• _Supplied records_
# # # # # # #
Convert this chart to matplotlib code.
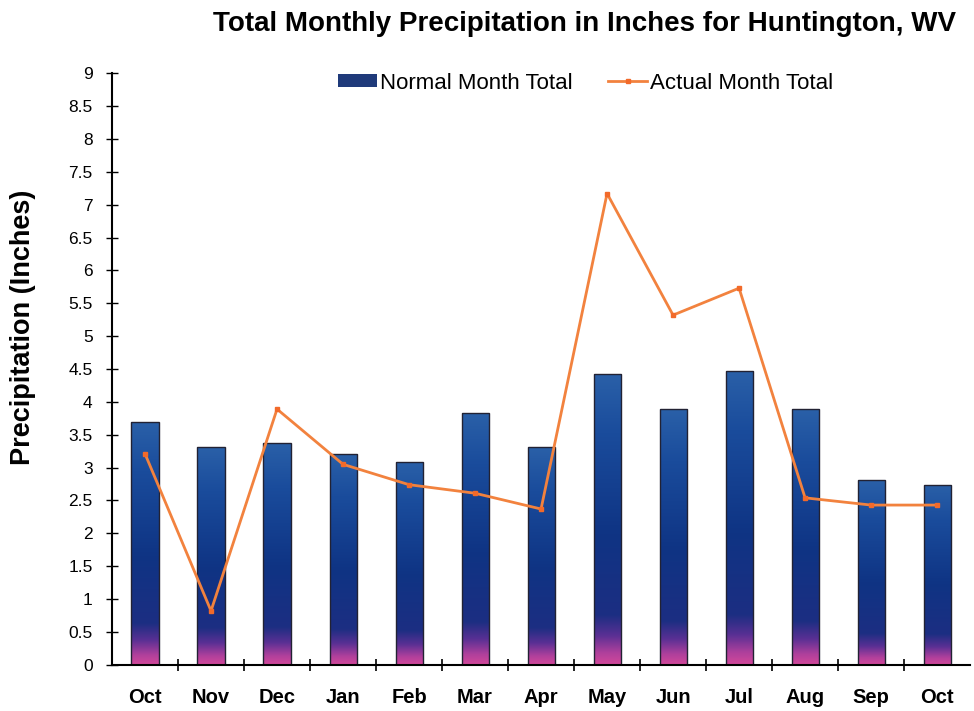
import numpy as np
import matplotlib.pyplot as plt
from matplotlib.colors import LinearSegmentedColormap
from matplotlib.patches import Patch, Rectangle

plt.rcParams['font.family'] = ['Liberation Sans', 'DejaVu Sans']

# monthly totals, inches
months = ['Oct', 'Nov', 'Dec', 'Jan', 'Feb', 'Mar', 'Apr',
          'May', 'Jun', 'Jul', 'Aug', 'Sep', 'Oct']
normal_total = [3.69, 3.31, 3.37, 3.20, 3.08, 3.83, 3.31,
                4.42, 3.89, 4.47, 3.89, 2.81, 2.74]
actual_total = [3.21, 0.82, 3.89, 3.05, 2.74, 2.61, 2.37,
                7.17, 5.32, 5.73, 2.54, 2.43, 2.43]
y_ticks = np.arange(0, 9.01, 0.5)

fig = plt.figure(figsize=(9.74, 7.11), dpi=100)
ax = fig.add_axes([0.115, 0.065, 0.881, 0.832])

x = np.arange(len(months))
bars = ax.bar(x, normal_total, width=0.41, color='none',
              edgecolor='none', linewidth=0, zorder=2)

# vertical gradient: magenta at the base, navy body, lighter blue top
cmap = LinearSegmentedColormap.from_list('bar_grad', [
    (0.0, '#d2489a'), (0.04, '#b0409c'), (0.1, '#5a3094'),
    (0.17, '#1c2e82'), (0.45, '#0f3484'), (0.8, '#1a4c9c'), (1.0, '#2a60a8')])
grad = np.linspace(0, 1, 256).reshape(-1, 1)
for b in bars:
    bx, w, h = b.get_x(), b.get_width(), b.get_height()
    im = ax.imshow(grad, cmap=cmap, origin='lower', aspect='auto',
                   extent=[bx, bx + w, 0, h], zorder=2)
    im.set_clip_path(b)
    ax.add_patch(Rectangle((bx, 0), w, h, facecolor='none',
                           edgecolor='#222233', linewidth=1.0, zorder=2.5))

line, = ax.plot(x, actual_total, color='#f2823e', linewidth=2.0,
                marker='s', markersize=3.5, markerfacecolor='#f26a2a',
                markeredgecolor='#f26a2a', zorder=3)

ax.set_xlim(-0.5, len(months) - 0.5)
ax.set_ylim(0, 9)
ax.set_yticks(y_ticks)
ax.set_yticklabels([f'{v:g}' for v in y_ticks], fontsize=12.5)
ax.set_xticks(x)
ax.set_xticklabels(months, fontsize=14.5, fontweight='bold')
ax.tick_params(axis='x', length=0, pad=17)
ax.set_xticks(np.arange(0.5, len(months) - 0.5), minor=True)
ax.tick_params(axis='x', which='minor', length=9, direction='inout', width=1.2)
ax.tick_params(axis='y', length=8, direction='inout', width=1.0, pad=10)

for side in ['top', 'right']:
    ax.spines[side].set_visible(False)
ax.spines['left'].set_linewidth(1.5)
ax.spines['bottom'].set_linewidth(1.5)

ax.set_ylabel('Precipitation (Inches)', fontsize=19.5, fontweight='bold')
ax.yaxis.set_label_coords(-0.088, 0.571)

fig.text(0.6, 0.966, 'Total Monthly Precipitation in Inches for Huntington, WV',
         ha='center', va='center', fontsize=20, fontweight='bold')

leg = ax.legend([Patch(facecolor='#1f3a7a', edgecolor='none'), line],
                ['Normal Month Total', 'Actual Month Total'],
                loc='upper center', bbox_to_anchor=(0.552, 1.035), ncol=2,
                frameon=False, fontsize=16, handlelength=1.75, handleheight=0.55,
                handletextpad=0.15, columnspacing=1.6)

fig.savefig('out.png', dpi=100)
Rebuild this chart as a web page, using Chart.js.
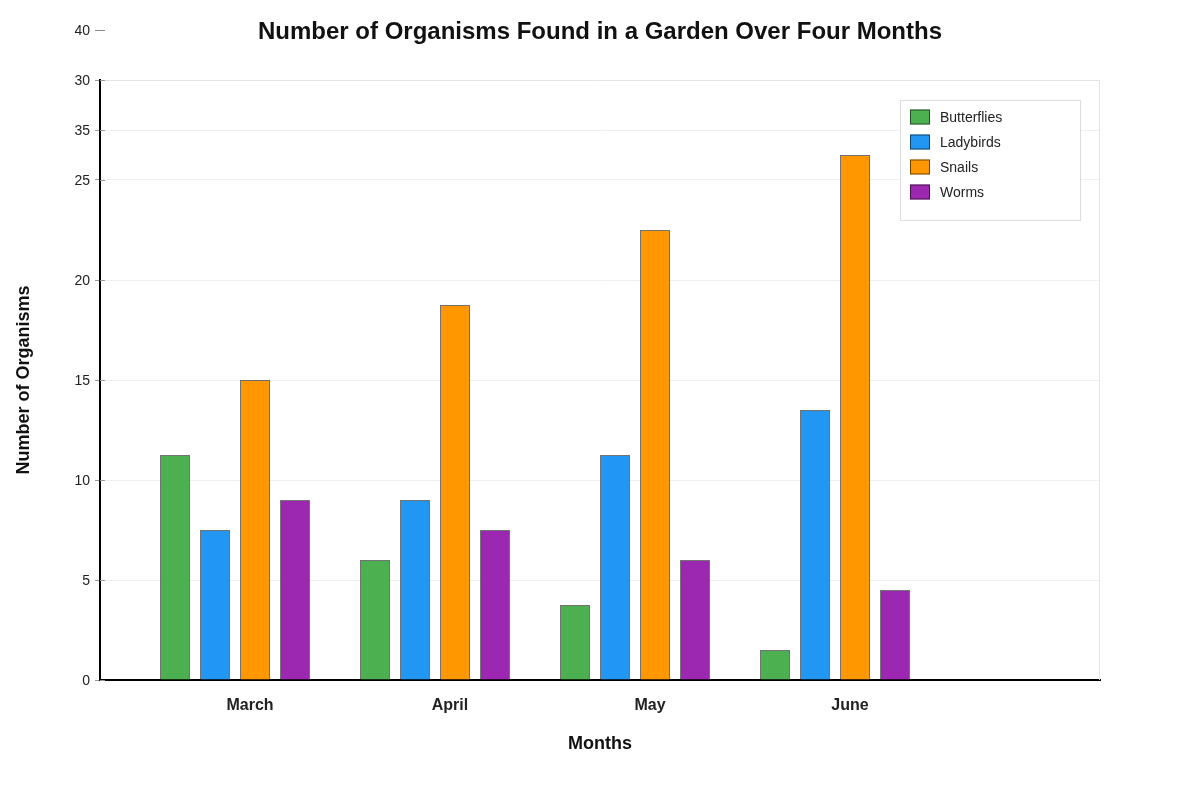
<!DOCTYPE html>
<html>
<head>
<meta charset="utf-8">
<title>Organisms in a Garden</title>
<script src="https://cdn.jsdelivr.net/npm/chart.js@4.4.1/dist/chart.umd.min.js"></script>
<style>
  html, body { margin: 0; padding: 0; background: #fff; }
  #wrap { width: 1200px; height: 800px; }
</style>
</head>
<body>
<div id="wrap"><canvas id="gardenChart" width="1200" height="800"></canvas></div>
<script>
const months = ["March", "April", "May", "June"];
const butterflies = [11.25, 6, 3.75, 1.5];
const ladybirds = [7.5, 9, 11.25, 13.5];
const snails = [15, 18.75, 22.5, 26.25];
const worms = [9, 7.5, 6, 4.5];

// y ticks as printed on the original (labels do not follow the values)
const yTickValues = [0, 5, 10, 15, 20, 25, 27.5, 30, 32.5];
const yTickLabels = ["0", "5", "10", "15", "20", "25", "35", "30", "40"];

const seriesNames = ["Butterflies", "Ladybirds", "Snails", "Worms"];
const seriesColors = ["#4caf50", "#2196f3", "#ff9800", "#9c27b0"];
const seriesValues = [butterflies, ladybirds, snails, worms];

const Y_MAX = 30;
const FONT = "'Liberation Sans', Arial, sans-serif";

const datasets = seriesNames.map((name, i) => ({
  label: name,
  data: seriesValues[i].map((v, j) => ({ x: j, y: v })),
  backgroundColor: seriesColors[i],
  borderColor: "rgba(0,0,0,0.55)",
  borderWidth: 1,
  categoryPercentage: 0.8,
  barPercentage: 0.75
}));

// title, plot frame, tick marks across the axis, the stray "40" tick and the inside legend
const extras = {
  id: "extras",
  beforeDatasetsDraw(chart) {
    const { ctx, chartArea: a } = chart;
    ctx.save();
    ctx.strokeStyle = "#e4e4e4";
    ctx.lineWidth = 1;
    ctx.beginPath();
    ctx.moveTo(a.left, a.top + 0.5);
    ctx.lineTo(a.right - 0.5, a.top + 0.5);
    ctx.lineTo(a.right - 0.5, a.bottom);
    ctx.stroke();
    // short inner half of the y tick marks
    ctx.strokeStyle = "#999";
    chart.scales.y.ticks.forEach((t) => {
      const py = Math.round(chart.scales.y.getPixelForValue(t.value)) + 0.5;
      ctx.beginPath();
      ctx.moveTo(a.left, py);
      ctx.lineTo(a.left + 5, py);
      ctx.stroke();
    });
    ctx.restore();
  },
  afterDraw(chart) {
    const { ctx } = chart;
    const y = chart.scales.y;
    ctx.save();

    ctx.fillStyle = "#111";
    ctx.font = "bold 24px " + FONT;
    ctx.textAlign = "center";
    ctx.textBaseline = "middle";
    ctx.fillText("Number of Organisms Found in a Garden Over Four Months", 600, 32);

    // ticks beyond the axis max
    ctx.font = "14px " + FONT;
    ctx.textAlign = "right";
    yTickValues.forEach((v, i) => {
      if (v <= Y_MAX) return;
      const py = y.getPixelForValue(v);
      ctx.fillStyle = "#222";
      ctx.fillText(yTickLabels[i], 90, py + 1);
      ctx.strokeStyle = "#888";
      ctx.beginPath();
      ctx.moveTo(95, Math.round(py) + 0.5);
      ctx.lineTo(105, Math.round(py) + 0.5);
      ctx.stroke();
    });

    // legend
    const lx = 900, ly = 100;
    ctx.fillStyle = "#fff";
    ctx.fillRect(lx, ly, 180, 120);
    ctx.strokeStyle = "#dcdcdc";
    ctx.strokeRect(lx + 0.5, ly + 0.5, 180, 120);
    ctx.textAlign = "left";
    chart.data.datasets.forEach((ds, i) => {
      const cy = ly + 17 + i * 25;
      ctx.fillStyle = ds.backgroundColor;
      ctx.fillRect(lx + 10, cy - 7.5, 20, 15);
      ctx.strokeStyle = "rgba(0,0,0,0.55)";
      ctx.strokeRect(lx + 10.5, cy - 7, 19, 14);
      ctx.fillStyle = "#222";
      ctx.fillText(ds.label, lx + 40, cy + 1);
    });
    ctx.restore();
  }
};

new Chart(document.getElementById("gardenChart"), {
  type: "bar",
  data: { datasets },
  options: {
    responsive: false,
    animation: false,
    layout: { padding: { top: 80, right: 100, bottom: 0, left: 0 } },
    plugins: {
      legend: { display: false },
      title: { display: false },
      tooltip: { enabled: false }
    },
    scales: {
      x: {
        type: "linear",
        offset: false,
        min: -0.675,
        max: 4.325,
        afterBuildTicks: (s) => { s.ticks = months.map((m, i) => ({ value: i })); },
        afterFit: (s) => { s.height = 120; },
        grid: { display: false, drawTicks: false, offset: false },
        border: { color: "#000", width: 2 },
        ticks: {
          callback: (v) => months[v],
          labelOffset: 15,
          padding: 16,
          color: "#222",
          font: { family: FONT, size: 16, weight: "bold" }
        },
        title: {
          display: true,
          text: "Months",
          color: "#111",
          padding: { top: 45, bottom: 45 },
          font: { family: FONT, size: 18, weight: "bold" }
        }
      },
      y: {
        min: 0,
        max: Y_MAX,
        afterBuildTicks: (s) => {
          s.ticks = yTickValues.filter((v) => v <= Y_MAX).map((v) => ({ value: v }));
        },
        afterFit: (s) => { s.width = 100; },
        grid: { color: "#f0f0f0", tickColor: "#999", tickLength: 5 },
        border: { color: "#000", width: 2 },
        ticks: {
          callback: (v) => yTickLabels[yTickValues.indexOf(v)],
          padding: 5,
          labelOffset: 1,
          color: "#222",
          font: { family: FONT, size: 14 }
        },
        title: {
          display: true,
          text: "Number of Organisms",
          color: "#111",
          padding: { top: 13 },
          font: { family: FONT, size: 18, weight: "bold" }
        }
      }
    }
  },
  plugins: [extras]
});
</script>
</body>
</html>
# # # # # # #
• _Given request_
Pick out the lines containing the word "this" and show them.

• _Task response_
Convert this chart to matplotlib code.
Rebuild this chart as a web page, using Chart.js.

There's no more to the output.